Q: Why are the fund’s assets so meager? as
of this past October, the fund held just
$14 million, according to Morningstar.

A: One of the reasons is that Schwab had
three market neutral funds and they
were probably more interested in one
than another. So Schwab was interested
in talking to us about adopting the
fund. We’re hoping it grows, and with
the lowering of expenses and the quality
management, I’m sure it’ll attract
investors. [The Laudus Rosenberg long/
short adopted by Vanguard was formerly
a member of Schwab’s Laudus family of
funds. In fact, Schwab had intended to
shut down the fund because its strategy
was similar to two other Schwab funds,
a Schwab spokeswoman told Bloomberg
News last September.]

Q: The appeal of adopting this fund boils
down to what?

A: The manager [AXA Rosenberg Investment
Management LLC], certainly. It’s a manager
running two other portfolios for us.
We could have and would have started a
fund like this anyway with this manager
and an internal team at Vanguard. But it’s
just easier to have the shell already created.
And, yes, it had a low amount of assets,
but it’s easier to get a fund off the ground
that already has assets.

Q: Morningstar labels it a long/short fund,
and by that standard its trailing threeyear
returns looking middling.

A: You should compare it against a market
neutral universe.
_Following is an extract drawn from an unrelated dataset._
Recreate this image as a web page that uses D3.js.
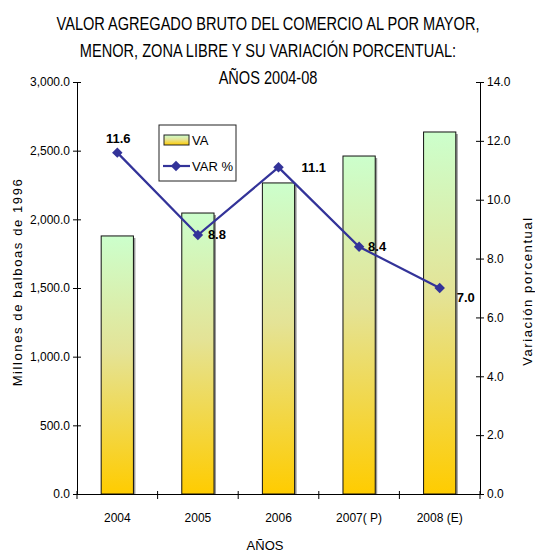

Keep in mind that the
long/short universe includes funds that
don’t match their longs with their shorts,
so they can be net long or net short. Our
fund is run as a complete offset in terms
of the amount of longs and shorts. So, if
you look at the fund in terms of the Lipper
market neutral group, it’s almost at
the top of the category. For the three years
through November 30, 2007, the fund was
up 9.16 percent annualized versus the category’s
4.09 percent.

The way to think about this fund is its
attempt to isolate the manager’s alpha
generated by both the long and short positions.
The fund’s return will be a cash
return plus or minus the alpha—alpha
that, hopefully, is a plus, and in fact has
been a plus so far. Meanwhile, the correlation
for this type of strategy is very low
with a general stock or bond portfolio.